In our hypothetical world, then we only have these fields that we need to worry about. Of course, in the real world there's a lot more fields but we can generalize the proposal once we get the initial idea written down.
In this proposed approach, we will be defining 2 different proxy like sub-systems that attach themselves to each system in question -
- Identify Proxy - identifies PHI fields in incoming/outgoing data
- Protect Proxy - protect any incoming data
- Verify Proxy - verify compliance of protected data
We will look at 2 use-cases -
sequenceDiagram
autonumber
participant OS as Operations-System
participant OSIP as Identify-Proxy
participant OSPP as Protect-Proxy
participant HV as HIPAA-Verifier
participant ASVP as Analytics-System-Verifier-Proxy
participant AS as Analytics-System
OS->>OSIP: Outgoing data request
OSIP->>OSIP: Identify Data
OSIP->>OSPP: Protect Data
OSPP->>HV: Verify Compliance
HV->>OSPP: Rules passed
OSPP->>ASVP: Transfer Data
ASVP->>HV: Verify Compliance
HV->>ASVP: Rules passed
ASVP->>AS: Transfer complete
sequenceDiagram
autonumber
participant FHIR as FHIR EHR Records
participant OSIP as Identify-Proxy
participant OSPP as Protect-Proxy
participant OSVP as Verifier-Proxy
participant HV as HIPAA-Verifier
participant OS as Operations-System
FHIR->>OSIP: Incoming data request
OSIP->>OSIP: Identify Data
OSIP->>OSPP: Protect Data
OSPP->>OSVP: Verify
OSVP->>HV: Verify Compliance
HV->>OSPP: Rules passed
OSPP->>OS: Store Data
In both these use-cases, we want to try and answer the following questions -
-
How will we identify each of the fields in the incoming/outgoing data ?
-
What does protect mean when it is an incoming vs outgoing data ?
-
How do we verify that we are compliant ?
The first task is to identify which fields need to be worked upon i.e. protected and/or verified.
Data inter-change between any two systems can be assumed to on a standard format like text based formats including JSON or a binary format like protobuf.
Assuming it is JSON for simplicity, we can then set a sequence of rules or matchers in the Identify-Proxy
that will help us see which parts of the JSON should we be looking at.

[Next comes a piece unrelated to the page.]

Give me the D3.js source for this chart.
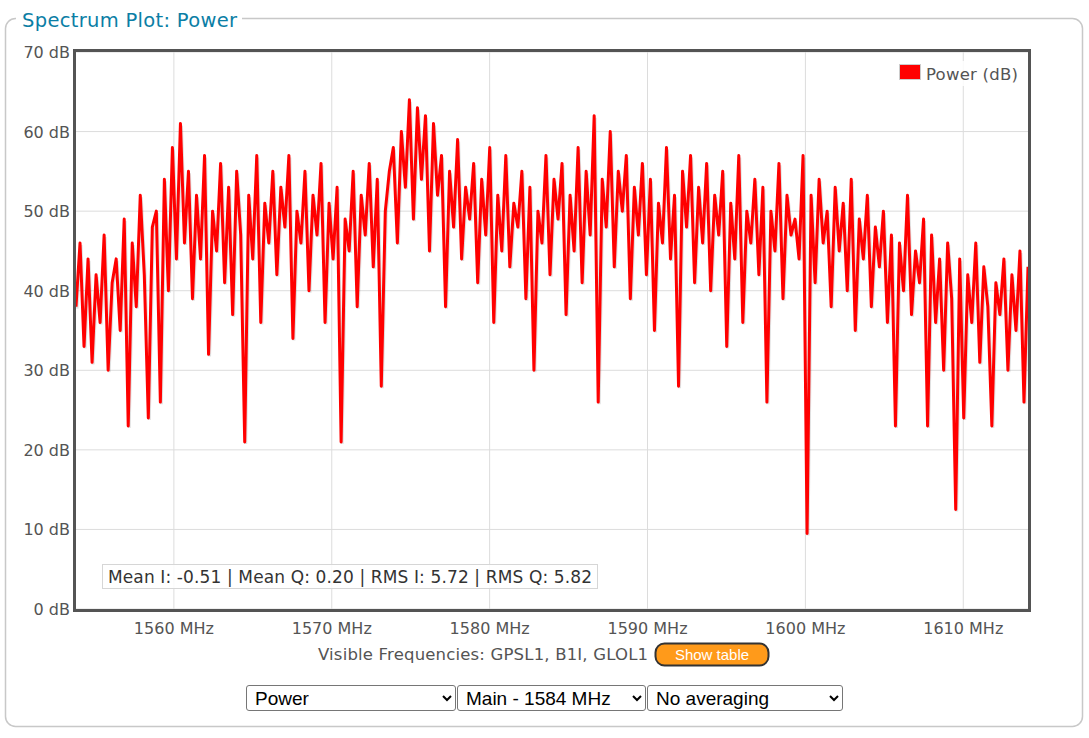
<!DOCTYPE html>
<html><head><meta charset="utf-8">
<script src="https://cdn.jsdelivr.net/npm/d3@7"></script>
<style>
body{margin:0;background:#fff;font-family:"DejaVu Sans",sans-serif;}
#wrap{position:relative;width:1089px;height:738px;}
select{position:absolute;top:685px;height:26px;font-family:"Liberation Sans",Arial,sans-serif;font-size:19px;border:1px solid #767676;border-radius:3px;background:#fff;color:#000;padding:0 4px;}
</style></head><body>
<div id="wrap">
<svg width="1089" height="738"></svg>
<select style="left:246px;width:210px"><option>Power</option></select>
<select style="left:457px;width:189px"><option>Main - 1584 MHz</option></select>
<select style="left:647px;width:196px"><option>No averaging</option></select>
</div>
<script>
const power = [
38,46,33,44,31,42,36,47,30,41,
44,35,49,23,46,38,52,42,24,48,
50,26,54,40,58,44,61,46,55,39,
52,44,57,32,50,45,56,41,53,37,
55,47,21,52,44,57,36,51,46,55,
42,53,48,57,34,50,46,55,40,52,
47,56,36,51,44,53,21,49,45,55,
38,52,47,56,43,54,28,50,55,58,
46,60,53,64,49,63,54,62,45,61,
52,57,38,55,48,59,44,53,49,56,
41,54,47,58,36,52,45,57,43,51,
48,55,39,53,30,50,46,57,42,54,
49,56,37,52,45,58,41,55,47,62,
26,54,48,60,43,55,50,57,39,53,
47,56,42,54,35,51,46,58,44,52,
28,55,48,57,41,53,46,56,40,52,
47,55,33,51,44,57,36,50,46,54,
42,53,26,50,45,56,39,52,47,49,
44,57,9.5,52,41,54,46,50,38,53,
45,51,40,54,35,49,44,52,38,48,
43,50,36,47,23,46,40,52,37,45,
41,49,23,47,36,44,30,46,39,12.5,
44,24,42,36,46,31,43,38,23,41,
37,44,30,42,35,45,26,43];
const freqStart = 1553.8, freqEnd = 1614.1;
const xTicks = [1560, 1570, 1580, 1590, 1600, 1610];
const yTicks = [0, 10, 20, 30, 40, 50, 60, 70];
const statsText = "Mean I: -0.51 | Mean Q: 0.20 | RMS I: 5.72 | RMS Q: 5.82";

const svg = d3.select("svg");
const plot = {left: 76, top: 52, right: 1028, bottom: 609};

// outer fieldset frame
svg.append("rect").attr("x", 5.5).attr("y", 18.5).attr("width", 1077).attr("height", 708)
  .attr("rx", 10).attr("fill", "none").attr("stroke", "#c8c8c8").attr("stroke-width", 1.5);
svg.append("rect").attr("x", 16).attr("y", 5).attr("width", 226).attr("height", 28).attr("fill", "#fff");
svg.append("text").attr("x", 22).attr("y", 27).attr("fill", "#0b7ea5")
  .style("font-size", "19.5px").attr("textLength", 215).text("Spectrum Plot: Power");

const x = d3.scaleLinear().domain([freqStart, freqEnd]).range([plot.left, plot.right]);
const y = d3.scaleLinear().domain([0, 70]).range([plot.bottom, plot.top]);
const idx = d3.scaleLinear().domain([0, power.length - 1]).range([freqStart, freqEnd]);

// grid
svg.append("g").selectAll("line").data(xTicks).join("line")
  .attr("x1", d => x(d)).attr("x2", d => x(d)).attr("y1", plot.top).attr("y2", plot.bottom)
  .attr("stroke", "#dcdcdc");
svg.append("g").selectAll("line").data(yTicks).join("line")
  .attr("x1", plot.left).attr("x2", plot.right).attr("y1", d => y(d)).attr("y2", d => y(d))
  .attr("stroke", "#dcdcdc");

// axis labels
svg.append("g").selectAll("text").data(yTicks).join("text")
  .attr("x", 70).attr("y", d => y(d) + 6).attr("text-anchor", "end")
  .attr("fill", "#545454").style("font-size", "16px").text(d => d + " dB");
svg.append("g").selectAll("text").data(xTicks).join("text")
  .attr("x", d => x(d)).attr("y", 634).attr("text-anchor", "middle")
  .attr("fill", "#545454").style("font-size", "16px").text(d => d + " MHz");

// line
const line = d3.line().x((d, i) => x(idx(i))).y(d => y(d));
svg.append("defs").append("clipPath").attr("id", "clip").append("rect")
  .attr("x", plot.left).attr("y", plot.top).attr("width", plot.right - plot.left).attr("height", plot.bottom - plot.top);
const g = svg.append("g").attr("clip-path", "url(#clip)");
g.append("path").datum(power).attr("d", line).attr("fill", "none")
  .attr("stroke", "rgba(0,0,0,0.12)").attr("stroke-width", 3).attr("transform", "translate(1,2)");
g.append("path").datum(power).attr("d", line).attr("fill", "none")
  .attr("stroke", "#ff0000").attr("stroke-width", 3).attr("stroke-linejoin", "round");

// plot border
svg.append("rect").attr("x", plot.left - 1.5).attr("y", plot.top - 1.5)
  .attr("width", plot.right - plot.left + 3).attr("height", plot.bottom - plot.top + 3)
  .attr("fill", "none").attr("stroke", "#545454").attr("stroke-width", 3);

// legend
svg.append("rect").attr("x", 896).attr("y", 61).attr("width", 124).attr("height", 25).attr("fill", "rgba(255,255,255,0.85)");
svg.append("rect").attr("x", 899.5).attr("y", 64.5).attr("width", 21).attr("height", 15)
  .attr("fill", "#ff0000").attr("stroke", "#ccc");
svg.append("text").attr("x", 926).attr("y", 80).attr("fill", "#545454").style("font-size", "16.5px").attr("textLength", 92).text("Power (dB)");

// stats box
svg.append("rect").attr("x", 102.5).attr("y", 564.5).attr("width", 495).attr("height", 24)
  .attr("fill", "rgba(255,255,255,0.85)").attr("stroke", "#d6d6d6");
svg.append("text").attr("x", 108).attr("y", 583).attr("fill", "#333").style("font-size", "17px").attr("textLength", 484).text(statsText);

// visible frequencies
svg.append("text").attr("x", 648).attr("y", 660).attr("text-anchor", "end").attr("fill", "#545454")
  .style("font-size", "16.5px").attr("textLength", 330).text("Visible Frequencies: GPSL1, B1I, GLOL1");
svg.append("rect").attr("x", 655.5).attr("y", 643.5).attr("width", 113).attr("height", 22).attr("rx", 9)
  .attr("fill", "#ff9a1a").attr("stroke", "#333").attr("stroke-width", 2);
svg.append("text").attr("x", 712).attr("y", 660).attr("text-anchor", "middle").attr("fill", "#fff")
  .style("font-family", "Liberation Sans, Arial, sans-serif").style("font-size", "15px").text("Show table");
</script>
</body></html>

An example of this can be matching of the Social Security Number
field based on either the parameter name like SSN
or matching using a regular expression that matches any string containing numbers of format NNN-NN-NNNN
. This can lead to false-positives as well but that can be a topic for continued improvement.
In this proposal, we will create a system that is called the HIPAA-Verifier
that is a centralized system containing rules that tell the following two points for any outgoing flow from a system -
a) how a field should be a protected - using what method/procedure and what other inputs does it require b) how a field should be a verified
For e.g. if we have an EHR system serving patient records, this centralized system would have rules/logic covering both a) and b) for all outgoing data from this system. This is assuming that the data identification part is already done at the system level.
The second task is to protect the identified field. Here, we can use the previously centrally defined functions or procedures and protect the particular fields.
This can be for e.g. hashing the field's value using a specific algorithm, encrypting the value using a specified key, obfuscating the value in a predefined way etc. This mapping of which technique to use for which field is defined in the central HIPAA-Verifier.
Lastly, we need to verify if the protection we've given is sufficient enough to comply to a regulation/criteria.
For every data/field that is protected, a corresponding verify rule is also defined in the centralized HIPAA-Verifier.
This works for both any outgoing data and incoming data as the meaning of protect changes in both directions, depending on what field we are looking at. For e.g. an email might be obfuscated when going out and might be encrypted while coming in.